Task instructions >>
Below is some material; set it all down exactly, apart from the pictures.

Dataset extract >>
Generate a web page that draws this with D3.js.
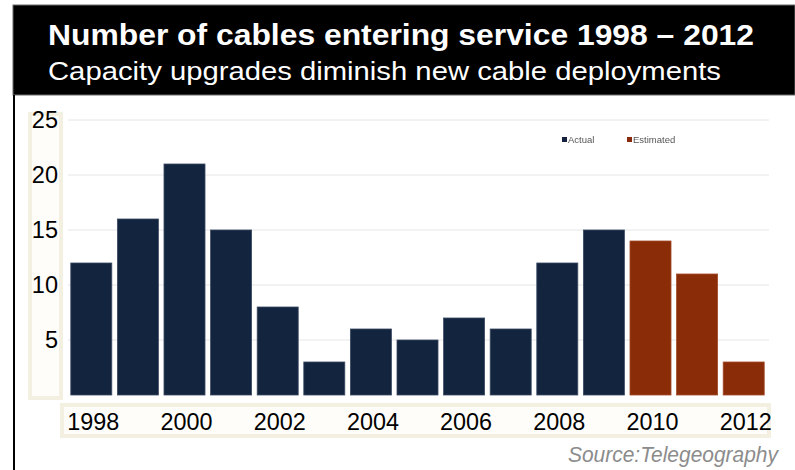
<!DOCTYPE html>
<html>
<head>
<meta charset="utf-8">
<script src="https://cdn.jsdelivr.net/npm/d3@7/dist/d3.min.js"></script>
<style>
  html, body { margin: 0; padding: 0; background: #ffffff; }
  svg { display: block; font-family: "Liberation Sans", Arial, sans-serif; }
</style>
</head>
<body>
<svg id="chart" width="795" height="470"></svg>
<script>
// Submarine cables entering service per year
const years = ["1998","1999","2000","2001","2002","2003","2004","2005","2006","2007","2008","2009","2010","2011","2012"];
const cables = [12, 16, 21, 15, 8, 3, 6, 5, 7, 6, 12, 15, 14, 11, 3];
const status = ["Actual","Actual","Actual","Actual","Actual","Actual","Actual","Actual","Actual","Actual","Actual","Actual","Estimated","Estimated","Estimated"];
const seriesNames = ["Actual", "Estimated"];
const yTicks = [5, 10, 15, 20, 25];
const xTickLabels = ["1998","2000","2002","2004","2006","2008","2010","2012"];

const titleText = "Number of cables entering service 1998 \u2013 2012";
const subtitleText = "Capacity upgrades diminish new cable deployments";
const sourceText = "Source:Telegeography";

const colors = d3.scaleOrdinal().domain(seriesNames).range(["#13243f", "#8a2c08"]);

const svg = d3.select("#chart");
const defs = svg.append("defs");
defs.append("filter").attr("id", "soft").append("feGaussianBlur").attr("stdDeviation", 0.35);

// header band
svg.append("rect").attr("x", 13).attr("y", 5).attr("width", 782).attr("height", 90)
  .attr("fill", "#000").attr("stroke", "#6a6a6a").attr("stroke-width", 1);
svg.append("text").attr("x", 48).attr("y", 45)
  .attr("fill", "#fff").attr("font-size", 30).attr("font-weight", "bold")
  .attr("textLength", 706).attr("lengthAdjust", "spacingAndGlyphs")
  .text(titleText);
svg.append("text").attr("x", 48).attr("y", 80)
  .attr("fill", "#fff").attr("font-size", 26)
  .attr("textLength", 673).attr("lengthAdjust", "spacingAndGlyphs")
  .text(subtitleText);

// left frame line
svg.append("line").attr("x1", 14).attr("x2", 14).attr("y1", 95).attr("y2", 470)
  .attr("stroke", "#000").attr("stroke-width", 2);

// label boxes
svg.append("rect").attr("x", 30).attr("y", 114).attr("width", 31).attr("height", 284)
  .attr("fill", "#fefdf9").attr("stroke", "#f3efe1").attr("stroke-width", 4);
svg.append("rect").attr("x", 62).attr("y", 405).attr("width", 707).attr("height", 31)
  .attr("fill", "#fefdf9").attr("stroke", "#f3efe1").attr("stroke-width", 4);

const x = d3.scaleBand().domain(years).range([68, 767]).paddingInner(0.12).paddingOuter(0.06);
const y = d3.scaleLinear().domain([0, 25]).range([395, 120]);

// gridlines
svg.append("g").selectAll("line").data(yTicks).join("line")
  .attr("x1", 68).attr("x2", 769)
  .attr("y1", d => y(d)).attr("y2", d => y(d))
  .attr("stroke", "#e6e6e6").attr("stroke-width", 1);

// bars
svg.append("g").selectAll("rect").data(years).join("rect")
  .attr("x", d => x(d))
  .attr("y", (d, i) => y(cables[i]))
  .attr("width", x.bandwidth())
  .attr("height", (d, i) => y(0) - y(cables[i]))
  .attr("fill", (d, i) => colors(status[i]))
  .attr("stroke", (d, i) => status[i] === "Actual" ? "#3b4a63" : "#a04a28")
  .attr("stroke-width", 0.8);

// y axis
const yAxis = svg.append("g").attr("transform", "translate(59,0)")
  .call(d3.axisLeft(y).tickValues(yTicks).tickSize(0).tickPadding(1));
yAxis.select(".domain").remove();
yAxis.selectAll("text").attr("font-size", 23.5).attr("font-family", "Liberation Sans, Arial, sans-serif")
  .attr("fill", "#000");

// x axis
const xAxis = svg.append("g").attr("transform", "translate(2,395)")
  .call(d3.axisBottom(x).tickValues(xTickLabels).tickSize(0).tickPadding(18));
xAxis.select(".domain").remove();
xAxis.selectAll("text").attr("font-size", 23.5).attr("font-family", "Liberation Sans, Arial, sans-serif")
  .attr("fill", "#000").attr("textLength", 52).attr("lengthAdjust", "spacingAndGlyphs");

// legend
const legend = svg.append("g").attr("filter", "url(#soft)");
const legendX = [562, 627];
seriesNames.forEach((name, i) => {
  legend.append("rect").attr("x", legendX[i]).attr("y", 137).attr("width", 5).attr("height", 5)
    .attr("fill", colors(name));
  legend.append("text").attr("x", legendX[i] + 6).attr("y", 143)
    .attr("font-size", 9.5).attr("fill", "#555").text(name);
});

// source note
svg.append("text").attr("x", 778).attr("y", 462).attr("text-anchor", "end")
  .attr("font-size", 22).attr("font-style", "italic").attr("fill", "#8c8c8c")
  .attr("textLength", 210).attr("lengthAdjust", "spacingAndGlyphs")
  .text(sourceText);
</script>
</body>
</html>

Solution to this exercise >>
Generate a web page that draws this with D3.js.
<!DOCTYPE html>
<html>
<head>
<meta charset="utf-8">
<script src="https://cdn.jsdelivr.net/npm/d3@7/dist/d3.min.js"></script>
<style>
  html, body { margin: 0; padding: 0; background: #ffffff; }
  svg { display: block; font-family: "Liberation Sans", Arial, sans-serif; }
</style>
</head>
<body>
<svg id="chart" width="795" height="470"></svg>
<script>
// Submarine cables entering service per year
const years = ["1998","1999","2000","2001","2002","2003","2004","2005","2006","2007","2008","2009","2010","2011","2012"];
const cables = [12, 16, 21, 15, 8, 3, 6, 5, 7, 6, 12, 15, 14, 11, 3];
const status = ["Actual","Actual","Actual","Actual","Actual","Actual","Actual","Actual","Actual","Actual","Actual","Actual","Estimated","Estimated","Estimated"];
const seriesNames = ["Actual", "Estimated"];
const yTicks = [5, 10, 15, 20, 25];
const xTickLabels = ["1998","2000","2002","2004","2006","2008","2010","2012"];

const titleText = "Number of cables entering service 1998 \u2013 2012";
const subtitleText = "Capacity upgrades diminish new cable deployments";
const sourceText = "Source:Telegeography";

const colors = d3.scaleOrdinal().domain(seriesNames).range(["#13243f", "#8a2c08"]);

const svg = d3.select("#chart");
const defs = svg.append("defs");
defs.append("filter").attr("id", "soft").append("feGaussianBlur").attr("stdDeviation", 0.35);

// header band
svg.append("rect").attr("x", 13).attr("y", 5).attr("width", 782).attr("height", 90)
  .attr("fill", "#000").attr("stroke", "#6a6a6a").attr("stroke-width", 1);
svg.append("text").attr("x", 48).attr("y", 45)
  .attr("fill", "#fff").attr("font-size", 30).attr("font-weight", "bold")
  .attr("textLength", 706).attr("lengthAdjust", "spacingAndGlyphs")
  .text(titleText);
svg.append("text").attr("x", 48).attr("y", 80)
  .attr("fill", "#fff").attr("font-size", 26)
  .attr("textLength", 673).attr("lengthAdjust", "spacingAndGlyphs")
  .text(subtitleText);

// left frame line
svg.append("line").attr("x1", 14).attr("x2", 14).attr("y1", 95).attr("y2", 470)
  .attr("stroke", "#000").attr("stroke-width", 2);

// label boxes
svg.append("rect").attr("x", 30).attr("y", 114).attr("width", 31).attr("height", 284)
  .attr("fill", "#fefdf9").attr("stroke", "#f3efe1").attr("stroke-width", 4);
svg.append("rect").attr("x", 62).attr("y", 405).attr("width", 707).attr("height", 31)
  .attr("fill", "#fefdf9").attr("stroke", "#f3efe1").attr("stroke-width", 4);

const x = d3.scaleBand().domain(years).range([68, 767]).paddingInner(0.12).paddingOuter(0.06);
const y = d3.scaleLinear().domain([0, 25]).range([395, 120]);

// gridlines
svg.append("g").selectAll("line").data(yTicks).join("line")
  .attr("x1", 68).attr("x2", 769)
  .attr("y1", d => y(d)).attr("y2", d => y(d))
  .attr("stroke", "#e6e6e6").attr("stroke-width", 1);

// bars
svg.append("g").selectAll("rect").data(years).join("rect")
  .attr("x", d => x(d))
  .attr("y", (d, i) => y(cables[i]))
  .attr("width", x.bandwidth())
  .attr("height", (d, i) => y(0) - y(cables[i]))
  .attr("fill", (d, i) => colors(status[i]))
  .attr("stroke", (d, i) => status[i] === "Actual" ? "#3b4a63" : "#a04a28")
  .attr("stroke-width", 0.8);

// y axis
const yAxis = svg.append("g").attr("transform", "translate(59,0)")
  .call(d3.axisLeft(y).tickValues(yTicks).tickSize(0).tickPadding(1));
yAxis.select(".domain").remove();
yAxis.selectAll("text").attr("font-size", 23.5).attr("font-family", "Liberation Sans, Arial, sans-serif")
  .attr("fill", "#000");

// x axis
const xAxis = svg.append("g").attr("transform", "translate(2,395)")
  .call(d3.axisBottom(x).tickValues(xTickLabels).tickSize(0).tickPadding(18));
xAxis.select(".domain").remove();
xAxis.selectAll("text").attr("font-size", 23.5).attr("font-family", "Liberation Sans, Arial, sans-serif")
  .attr("fill", "#000").attr("textLength", 52).attr("lengthAdjust", "spacingAndGlyphs");

// legend
const legend = svg.append("g").attr("filter", "url(#soft)");
const legendX = [562, 627];
seriesNames.forEach((name, i) => {
  legend.append("rect").attr("x", legendX[i]).attr("y", 137).attr("width", 5).attr("height", 5)
    .attr("fill", colors(name));
  legend.append("text").attr("x", legendX[i] + 6).attr("y", 143)
    .attr("font-size", 9.5).attr("fill", "#555").text(name);
});

// source note
svg.append("text").attr("x", 778).attr("y", 462).attr("text-anchor", "end")
  .attr("font-size", 22).attr("font-style", "italic").attr("fill", "#8c8c8c")
  .attr("textLength", 210).attr("lengthAdjust", "spacingAndGlyphs")
  .text(sourceText);
</script>
</body>
</html>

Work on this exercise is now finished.